:: Exercise details ::
Copy exactly the lines of the records below, and only those lines, beginning with the line that contains "Generate a Python" and ending with the line that contains "import pandas as pd".

:: Entries with chart source code ::
— Begin —
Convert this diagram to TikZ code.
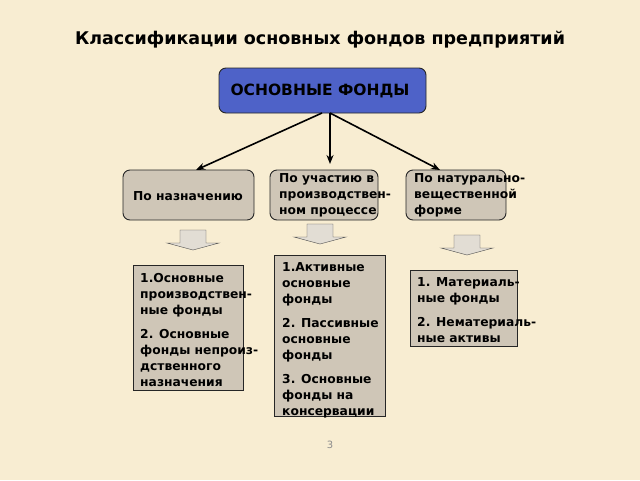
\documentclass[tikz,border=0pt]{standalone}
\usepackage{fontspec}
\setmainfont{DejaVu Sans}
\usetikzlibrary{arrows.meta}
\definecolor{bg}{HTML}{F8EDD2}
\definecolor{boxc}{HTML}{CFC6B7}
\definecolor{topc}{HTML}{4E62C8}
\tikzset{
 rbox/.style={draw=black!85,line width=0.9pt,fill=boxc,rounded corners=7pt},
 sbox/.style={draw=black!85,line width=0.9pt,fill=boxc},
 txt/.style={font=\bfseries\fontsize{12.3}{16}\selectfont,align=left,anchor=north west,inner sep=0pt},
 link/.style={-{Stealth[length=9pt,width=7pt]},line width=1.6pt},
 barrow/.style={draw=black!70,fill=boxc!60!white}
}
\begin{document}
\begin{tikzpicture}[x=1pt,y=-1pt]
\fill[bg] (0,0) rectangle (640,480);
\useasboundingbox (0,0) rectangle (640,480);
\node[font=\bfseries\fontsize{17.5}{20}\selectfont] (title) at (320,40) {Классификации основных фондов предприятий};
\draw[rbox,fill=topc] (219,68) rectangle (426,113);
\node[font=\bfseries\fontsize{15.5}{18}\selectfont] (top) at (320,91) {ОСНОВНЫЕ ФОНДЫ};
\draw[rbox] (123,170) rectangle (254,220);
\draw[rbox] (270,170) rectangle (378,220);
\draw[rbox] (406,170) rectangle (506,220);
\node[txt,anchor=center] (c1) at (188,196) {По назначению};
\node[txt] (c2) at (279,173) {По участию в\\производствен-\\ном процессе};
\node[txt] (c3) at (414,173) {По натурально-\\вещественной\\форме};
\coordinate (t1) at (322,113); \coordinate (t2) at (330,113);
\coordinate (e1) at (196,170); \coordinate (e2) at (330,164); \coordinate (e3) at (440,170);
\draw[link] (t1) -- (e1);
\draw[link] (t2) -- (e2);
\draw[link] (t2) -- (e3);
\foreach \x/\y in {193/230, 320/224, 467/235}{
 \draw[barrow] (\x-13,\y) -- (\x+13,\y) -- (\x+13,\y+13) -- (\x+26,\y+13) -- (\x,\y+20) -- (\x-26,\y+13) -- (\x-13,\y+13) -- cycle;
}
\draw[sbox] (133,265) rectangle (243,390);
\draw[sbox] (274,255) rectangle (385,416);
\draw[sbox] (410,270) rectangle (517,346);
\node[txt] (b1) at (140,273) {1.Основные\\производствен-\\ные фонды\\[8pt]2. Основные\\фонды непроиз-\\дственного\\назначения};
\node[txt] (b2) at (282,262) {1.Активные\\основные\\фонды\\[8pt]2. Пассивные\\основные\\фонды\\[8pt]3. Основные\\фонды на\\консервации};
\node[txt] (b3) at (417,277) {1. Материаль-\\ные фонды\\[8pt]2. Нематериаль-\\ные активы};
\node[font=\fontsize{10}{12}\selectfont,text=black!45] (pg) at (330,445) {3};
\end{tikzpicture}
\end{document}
— End —
— Begin —
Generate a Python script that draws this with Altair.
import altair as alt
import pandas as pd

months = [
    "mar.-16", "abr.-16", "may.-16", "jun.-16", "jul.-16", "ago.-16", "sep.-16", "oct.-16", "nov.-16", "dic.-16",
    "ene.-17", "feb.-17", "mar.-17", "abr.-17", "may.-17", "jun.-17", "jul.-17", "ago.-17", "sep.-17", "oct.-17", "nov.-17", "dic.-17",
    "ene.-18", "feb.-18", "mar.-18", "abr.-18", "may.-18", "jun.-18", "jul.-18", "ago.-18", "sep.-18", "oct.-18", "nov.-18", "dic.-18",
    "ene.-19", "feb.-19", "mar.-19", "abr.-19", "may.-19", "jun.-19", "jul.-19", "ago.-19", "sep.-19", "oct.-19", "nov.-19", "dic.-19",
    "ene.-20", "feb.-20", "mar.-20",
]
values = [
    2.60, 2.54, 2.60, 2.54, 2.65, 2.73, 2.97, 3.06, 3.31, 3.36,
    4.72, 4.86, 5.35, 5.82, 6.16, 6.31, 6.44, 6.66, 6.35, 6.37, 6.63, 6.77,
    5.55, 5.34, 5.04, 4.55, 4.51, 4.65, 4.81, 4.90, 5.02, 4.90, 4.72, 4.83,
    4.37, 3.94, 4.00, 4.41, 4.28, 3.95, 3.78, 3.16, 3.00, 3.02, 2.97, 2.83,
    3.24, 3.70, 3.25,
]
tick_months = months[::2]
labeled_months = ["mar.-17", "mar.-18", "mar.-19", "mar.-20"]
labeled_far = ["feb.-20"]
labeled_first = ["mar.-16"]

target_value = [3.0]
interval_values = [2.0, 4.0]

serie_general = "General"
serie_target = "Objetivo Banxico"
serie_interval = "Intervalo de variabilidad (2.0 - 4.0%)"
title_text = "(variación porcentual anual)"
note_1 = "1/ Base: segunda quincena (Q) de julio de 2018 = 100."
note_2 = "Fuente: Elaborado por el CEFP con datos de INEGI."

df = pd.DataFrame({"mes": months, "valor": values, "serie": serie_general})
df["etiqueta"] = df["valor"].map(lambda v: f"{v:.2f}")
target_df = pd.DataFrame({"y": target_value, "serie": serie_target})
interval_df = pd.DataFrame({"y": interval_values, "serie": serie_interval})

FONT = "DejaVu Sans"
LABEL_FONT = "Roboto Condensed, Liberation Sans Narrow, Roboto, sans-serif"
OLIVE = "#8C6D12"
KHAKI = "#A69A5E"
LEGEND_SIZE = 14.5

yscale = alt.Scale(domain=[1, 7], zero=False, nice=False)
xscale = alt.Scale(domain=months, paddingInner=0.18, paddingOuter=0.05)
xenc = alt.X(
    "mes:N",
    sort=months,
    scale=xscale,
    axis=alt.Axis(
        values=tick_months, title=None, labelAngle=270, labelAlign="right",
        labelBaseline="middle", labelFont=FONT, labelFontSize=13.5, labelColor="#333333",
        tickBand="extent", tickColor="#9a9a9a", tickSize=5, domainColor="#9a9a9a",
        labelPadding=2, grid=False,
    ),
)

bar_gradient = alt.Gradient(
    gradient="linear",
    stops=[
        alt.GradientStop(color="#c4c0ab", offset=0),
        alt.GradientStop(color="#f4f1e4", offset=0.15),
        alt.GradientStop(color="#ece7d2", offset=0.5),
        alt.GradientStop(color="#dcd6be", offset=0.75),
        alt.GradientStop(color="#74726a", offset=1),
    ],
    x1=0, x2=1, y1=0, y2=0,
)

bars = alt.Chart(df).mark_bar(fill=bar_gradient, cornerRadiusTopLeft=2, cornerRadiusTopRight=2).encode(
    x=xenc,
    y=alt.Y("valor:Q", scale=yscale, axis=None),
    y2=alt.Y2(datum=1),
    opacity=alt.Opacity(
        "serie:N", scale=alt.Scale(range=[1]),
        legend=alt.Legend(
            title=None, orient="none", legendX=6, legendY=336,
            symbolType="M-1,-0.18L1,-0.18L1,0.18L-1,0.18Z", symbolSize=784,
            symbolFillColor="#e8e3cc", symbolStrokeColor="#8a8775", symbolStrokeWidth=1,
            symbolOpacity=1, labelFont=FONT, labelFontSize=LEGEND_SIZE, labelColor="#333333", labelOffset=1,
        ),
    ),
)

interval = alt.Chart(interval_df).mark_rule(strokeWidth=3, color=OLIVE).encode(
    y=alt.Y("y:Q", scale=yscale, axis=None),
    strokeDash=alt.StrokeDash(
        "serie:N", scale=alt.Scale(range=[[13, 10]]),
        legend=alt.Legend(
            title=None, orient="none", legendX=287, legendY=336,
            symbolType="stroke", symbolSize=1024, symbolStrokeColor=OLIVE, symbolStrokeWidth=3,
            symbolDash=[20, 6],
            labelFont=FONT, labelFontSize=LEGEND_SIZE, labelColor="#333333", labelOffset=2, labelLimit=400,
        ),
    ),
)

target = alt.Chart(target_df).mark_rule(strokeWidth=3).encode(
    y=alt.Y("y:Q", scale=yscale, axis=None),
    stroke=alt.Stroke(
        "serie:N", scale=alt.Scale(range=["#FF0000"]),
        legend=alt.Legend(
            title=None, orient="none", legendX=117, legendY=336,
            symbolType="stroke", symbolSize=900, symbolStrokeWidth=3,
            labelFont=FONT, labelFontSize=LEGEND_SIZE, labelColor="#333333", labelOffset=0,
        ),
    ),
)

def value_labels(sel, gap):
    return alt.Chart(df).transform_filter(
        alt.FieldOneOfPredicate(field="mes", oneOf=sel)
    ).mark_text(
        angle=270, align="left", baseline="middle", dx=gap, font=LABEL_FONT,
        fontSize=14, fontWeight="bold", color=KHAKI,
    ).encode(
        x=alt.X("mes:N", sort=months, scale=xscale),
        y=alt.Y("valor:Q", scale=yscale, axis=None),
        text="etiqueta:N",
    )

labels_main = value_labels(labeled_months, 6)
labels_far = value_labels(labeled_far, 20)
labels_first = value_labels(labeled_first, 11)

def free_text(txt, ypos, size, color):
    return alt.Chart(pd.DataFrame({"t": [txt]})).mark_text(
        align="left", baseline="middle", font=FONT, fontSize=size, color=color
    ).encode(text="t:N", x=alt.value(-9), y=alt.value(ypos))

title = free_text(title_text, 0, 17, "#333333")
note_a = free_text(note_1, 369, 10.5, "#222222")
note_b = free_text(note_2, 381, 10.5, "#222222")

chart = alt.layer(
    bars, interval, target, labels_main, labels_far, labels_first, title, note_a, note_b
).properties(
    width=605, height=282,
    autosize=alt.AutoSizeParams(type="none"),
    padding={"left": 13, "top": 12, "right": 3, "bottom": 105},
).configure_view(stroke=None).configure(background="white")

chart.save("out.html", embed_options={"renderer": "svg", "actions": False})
— End —
:: Answer to this exercise ::
Generate a Python script that draws this with Altair.
import altair as alt
import pandas as pd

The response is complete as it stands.